● **Stored data**:

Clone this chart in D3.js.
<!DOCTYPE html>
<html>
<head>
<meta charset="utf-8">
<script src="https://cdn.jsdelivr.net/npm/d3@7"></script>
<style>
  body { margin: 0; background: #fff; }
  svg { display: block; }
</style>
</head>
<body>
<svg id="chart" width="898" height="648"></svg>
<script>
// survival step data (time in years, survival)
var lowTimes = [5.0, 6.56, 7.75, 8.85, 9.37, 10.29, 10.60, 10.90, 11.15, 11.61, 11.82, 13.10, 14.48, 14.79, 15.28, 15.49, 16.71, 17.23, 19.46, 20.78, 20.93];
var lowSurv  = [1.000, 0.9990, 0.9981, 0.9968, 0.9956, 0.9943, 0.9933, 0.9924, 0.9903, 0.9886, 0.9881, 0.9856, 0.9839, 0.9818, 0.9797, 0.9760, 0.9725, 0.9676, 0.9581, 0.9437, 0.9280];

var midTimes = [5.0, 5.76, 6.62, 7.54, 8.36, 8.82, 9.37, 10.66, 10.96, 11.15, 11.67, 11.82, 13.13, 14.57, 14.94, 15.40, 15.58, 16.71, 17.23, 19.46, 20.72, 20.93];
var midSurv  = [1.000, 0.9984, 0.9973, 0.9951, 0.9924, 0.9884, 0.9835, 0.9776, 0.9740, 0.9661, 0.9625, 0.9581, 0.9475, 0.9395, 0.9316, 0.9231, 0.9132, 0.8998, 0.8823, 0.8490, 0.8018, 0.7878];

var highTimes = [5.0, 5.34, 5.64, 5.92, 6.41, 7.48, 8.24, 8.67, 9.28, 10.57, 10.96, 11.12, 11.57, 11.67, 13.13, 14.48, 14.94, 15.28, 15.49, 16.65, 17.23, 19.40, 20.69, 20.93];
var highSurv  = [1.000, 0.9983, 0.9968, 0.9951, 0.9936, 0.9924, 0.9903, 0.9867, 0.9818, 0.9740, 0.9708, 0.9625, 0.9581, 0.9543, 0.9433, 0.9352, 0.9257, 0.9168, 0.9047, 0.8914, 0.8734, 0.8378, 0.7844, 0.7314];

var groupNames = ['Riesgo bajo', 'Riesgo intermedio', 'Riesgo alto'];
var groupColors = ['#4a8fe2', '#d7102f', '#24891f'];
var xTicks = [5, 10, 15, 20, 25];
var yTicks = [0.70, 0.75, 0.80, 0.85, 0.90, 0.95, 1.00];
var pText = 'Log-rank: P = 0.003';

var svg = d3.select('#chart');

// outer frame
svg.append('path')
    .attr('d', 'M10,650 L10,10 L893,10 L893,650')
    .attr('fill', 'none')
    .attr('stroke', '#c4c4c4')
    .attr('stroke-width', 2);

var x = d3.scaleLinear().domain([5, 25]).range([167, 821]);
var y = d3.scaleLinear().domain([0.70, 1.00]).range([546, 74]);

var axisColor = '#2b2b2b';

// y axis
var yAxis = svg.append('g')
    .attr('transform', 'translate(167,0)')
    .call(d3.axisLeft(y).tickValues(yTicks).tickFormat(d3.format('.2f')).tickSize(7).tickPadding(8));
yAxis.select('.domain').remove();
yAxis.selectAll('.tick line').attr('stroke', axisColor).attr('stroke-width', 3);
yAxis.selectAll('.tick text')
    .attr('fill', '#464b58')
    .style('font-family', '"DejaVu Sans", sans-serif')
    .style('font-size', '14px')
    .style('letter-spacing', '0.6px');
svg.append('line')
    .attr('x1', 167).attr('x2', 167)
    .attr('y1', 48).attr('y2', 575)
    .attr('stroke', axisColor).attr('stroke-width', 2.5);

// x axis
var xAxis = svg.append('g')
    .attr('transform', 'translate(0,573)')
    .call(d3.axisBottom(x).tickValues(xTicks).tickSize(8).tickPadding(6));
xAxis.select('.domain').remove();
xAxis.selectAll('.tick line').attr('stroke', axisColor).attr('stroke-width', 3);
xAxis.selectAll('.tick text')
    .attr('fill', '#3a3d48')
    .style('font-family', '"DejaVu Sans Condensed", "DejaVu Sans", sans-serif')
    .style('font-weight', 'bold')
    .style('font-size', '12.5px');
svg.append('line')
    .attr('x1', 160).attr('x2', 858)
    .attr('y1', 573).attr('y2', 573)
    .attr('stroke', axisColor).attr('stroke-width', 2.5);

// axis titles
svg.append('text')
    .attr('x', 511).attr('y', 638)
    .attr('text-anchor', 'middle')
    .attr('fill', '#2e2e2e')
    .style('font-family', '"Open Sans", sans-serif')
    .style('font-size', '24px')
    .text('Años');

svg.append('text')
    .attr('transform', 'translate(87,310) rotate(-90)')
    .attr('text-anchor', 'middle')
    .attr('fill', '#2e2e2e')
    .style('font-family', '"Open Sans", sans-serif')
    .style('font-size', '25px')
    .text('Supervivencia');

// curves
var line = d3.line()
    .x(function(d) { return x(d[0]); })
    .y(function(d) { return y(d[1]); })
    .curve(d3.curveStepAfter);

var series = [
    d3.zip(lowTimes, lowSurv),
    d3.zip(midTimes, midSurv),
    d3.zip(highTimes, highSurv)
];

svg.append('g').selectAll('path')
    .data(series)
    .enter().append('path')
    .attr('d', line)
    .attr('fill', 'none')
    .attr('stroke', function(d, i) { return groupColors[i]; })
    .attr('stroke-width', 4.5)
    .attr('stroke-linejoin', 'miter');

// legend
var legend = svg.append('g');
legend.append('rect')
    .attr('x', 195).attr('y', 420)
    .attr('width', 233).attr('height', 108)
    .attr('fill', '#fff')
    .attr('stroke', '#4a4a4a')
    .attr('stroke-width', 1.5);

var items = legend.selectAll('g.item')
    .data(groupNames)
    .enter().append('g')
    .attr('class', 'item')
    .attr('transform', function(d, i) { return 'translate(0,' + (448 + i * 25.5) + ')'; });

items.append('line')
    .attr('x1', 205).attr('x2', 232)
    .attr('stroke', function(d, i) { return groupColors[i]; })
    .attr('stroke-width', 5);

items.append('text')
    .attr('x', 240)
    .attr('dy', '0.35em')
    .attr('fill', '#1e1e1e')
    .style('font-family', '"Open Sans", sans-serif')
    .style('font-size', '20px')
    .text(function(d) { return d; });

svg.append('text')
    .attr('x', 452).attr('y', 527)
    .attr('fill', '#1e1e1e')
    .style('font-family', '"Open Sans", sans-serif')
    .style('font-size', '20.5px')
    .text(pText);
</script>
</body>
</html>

...

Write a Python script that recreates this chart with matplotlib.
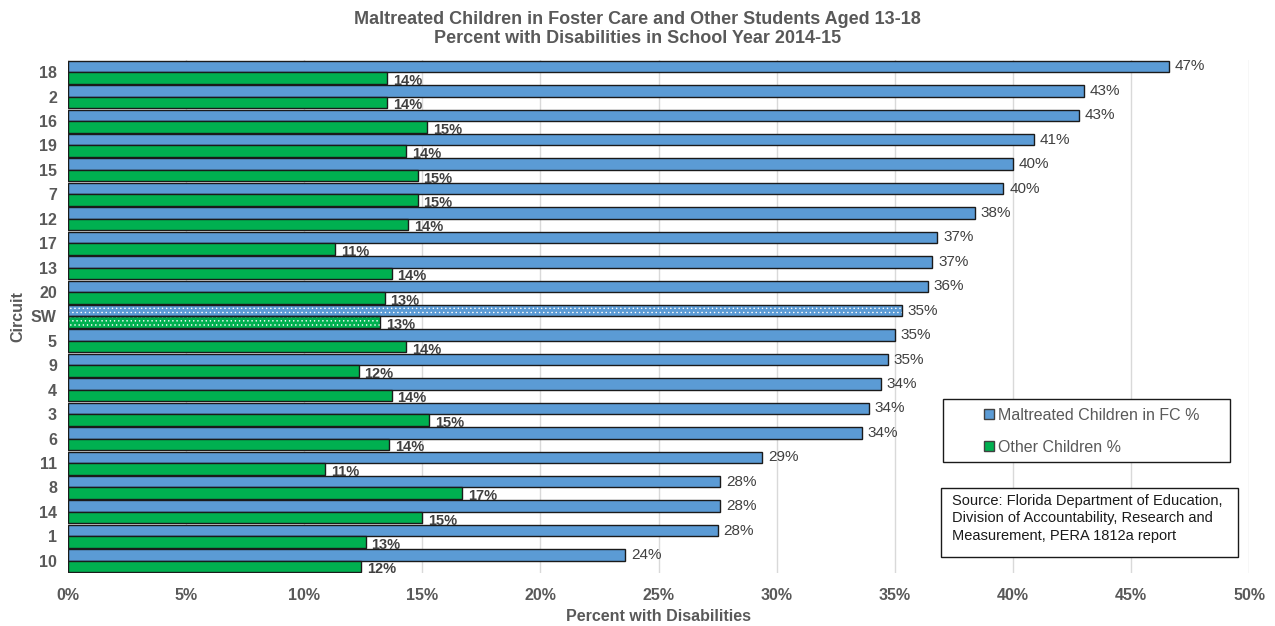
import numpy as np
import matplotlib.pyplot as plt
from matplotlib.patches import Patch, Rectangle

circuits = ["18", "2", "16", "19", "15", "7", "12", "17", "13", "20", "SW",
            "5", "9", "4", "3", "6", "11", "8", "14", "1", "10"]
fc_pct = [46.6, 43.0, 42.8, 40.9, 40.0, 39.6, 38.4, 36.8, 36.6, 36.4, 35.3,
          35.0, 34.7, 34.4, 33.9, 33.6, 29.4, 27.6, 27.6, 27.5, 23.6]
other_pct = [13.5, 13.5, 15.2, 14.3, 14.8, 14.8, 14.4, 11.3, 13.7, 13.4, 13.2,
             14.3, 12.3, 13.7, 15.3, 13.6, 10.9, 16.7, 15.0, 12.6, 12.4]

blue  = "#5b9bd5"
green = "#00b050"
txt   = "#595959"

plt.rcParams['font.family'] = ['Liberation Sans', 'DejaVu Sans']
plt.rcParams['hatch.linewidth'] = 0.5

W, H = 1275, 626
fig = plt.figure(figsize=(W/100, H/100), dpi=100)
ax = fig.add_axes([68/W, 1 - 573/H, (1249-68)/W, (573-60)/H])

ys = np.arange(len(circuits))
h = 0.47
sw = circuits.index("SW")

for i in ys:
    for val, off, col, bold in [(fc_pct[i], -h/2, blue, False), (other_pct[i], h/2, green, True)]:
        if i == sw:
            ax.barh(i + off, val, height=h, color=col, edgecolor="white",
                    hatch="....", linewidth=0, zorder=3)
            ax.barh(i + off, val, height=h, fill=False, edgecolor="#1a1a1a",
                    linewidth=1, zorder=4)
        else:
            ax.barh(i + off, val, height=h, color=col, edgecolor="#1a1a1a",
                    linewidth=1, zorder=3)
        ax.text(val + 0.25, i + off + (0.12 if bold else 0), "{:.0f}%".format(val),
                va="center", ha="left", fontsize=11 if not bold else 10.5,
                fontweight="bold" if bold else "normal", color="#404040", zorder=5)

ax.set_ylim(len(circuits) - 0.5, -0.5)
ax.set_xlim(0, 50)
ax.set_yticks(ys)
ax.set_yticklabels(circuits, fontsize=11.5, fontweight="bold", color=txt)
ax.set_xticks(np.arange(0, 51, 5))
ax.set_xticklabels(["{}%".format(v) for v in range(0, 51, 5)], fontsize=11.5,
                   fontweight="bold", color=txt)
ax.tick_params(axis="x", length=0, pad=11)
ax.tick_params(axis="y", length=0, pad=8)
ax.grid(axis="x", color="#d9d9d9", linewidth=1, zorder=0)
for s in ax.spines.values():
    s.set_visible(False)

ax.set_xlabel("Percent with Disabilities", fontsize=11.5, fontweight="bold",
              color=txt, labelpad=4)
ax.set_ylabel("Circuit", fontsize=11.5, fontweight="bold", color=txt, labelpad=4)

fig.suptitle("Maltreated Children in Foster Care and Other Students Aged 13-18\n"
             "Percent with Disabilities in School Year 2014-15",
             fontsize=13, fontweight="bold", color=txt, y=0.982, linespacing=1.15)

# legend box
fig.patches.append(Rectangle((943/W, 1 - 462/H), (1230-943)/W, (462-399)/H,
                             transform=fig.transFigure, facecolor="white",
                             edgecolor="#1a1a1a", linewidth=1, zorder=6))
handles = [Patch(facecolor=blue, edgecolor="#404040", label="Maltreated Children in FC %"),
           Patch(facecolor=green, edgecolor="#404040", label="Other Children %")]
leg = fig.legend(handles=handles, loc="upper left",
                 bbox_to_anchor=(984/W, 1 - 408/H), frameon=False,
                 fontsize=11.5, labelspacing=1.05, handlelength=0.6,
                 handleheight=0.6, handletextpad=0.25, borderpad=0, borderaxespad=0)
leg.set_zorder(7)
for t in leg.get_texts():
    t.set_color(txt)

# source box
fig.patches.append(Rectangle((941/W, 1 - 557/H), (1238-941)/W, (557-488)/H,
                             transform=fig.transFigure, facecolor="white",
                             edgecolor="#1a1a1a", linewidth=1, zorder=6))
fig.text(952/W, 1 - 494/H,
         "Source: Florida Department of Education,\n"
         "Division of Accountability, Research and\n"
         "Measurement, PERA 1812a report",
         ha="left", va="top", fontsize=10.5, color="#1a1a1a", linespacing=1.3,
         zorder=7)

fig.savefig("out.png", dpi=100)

● **Problem to work on**: Pick out the part that begins with the line containing "Write a Python" and finishes with the line containing "plt.rcParams['hatch.linewidth'] = 0.5", both included. Restate it exactly, without images.

● **Task response**:
Write a Python script that recreates this chart with matplotlib.
import numpy as np
import matplotlib.pyplot as plt
from matplotlib.patches import Patch, Rectangle

circuits = ["18", "2", "16", "19", "15", "7", "12", "17", "13", "20", "SW",
            "5", "9", "4", "3", "6", "11", "8", "14", "1", "10"]
fc_pct = [46.6, 43.0, 42.8, 40.9, 40.0, 39.6, 38.4, 36.8, 36.6, 36.4, 35.3,
          35.0, 34.7, 34.4, 33.9, 33.6, 29.4, 27.6, 27.6, 27.5, 23.6]
other_pct = [13.5, 13.5, 15.2, 14.3, 14.8, 14.8, 14.4, 11.3, 13.7, 13.4, 13.2,
             14.3, 12.3, 13.7, 15.3, 13.6, 10.9, 16.7, 15.0, 12.6, 12.4]

blue  = "#5b9bd5"
green = "#00b050"
txt   = "#595959"

plt.rcParams['font.family'] = ['Liberation Sans', 'DejaVu Sans']
plt.rcParams['hatch.linewidth'] = 0.5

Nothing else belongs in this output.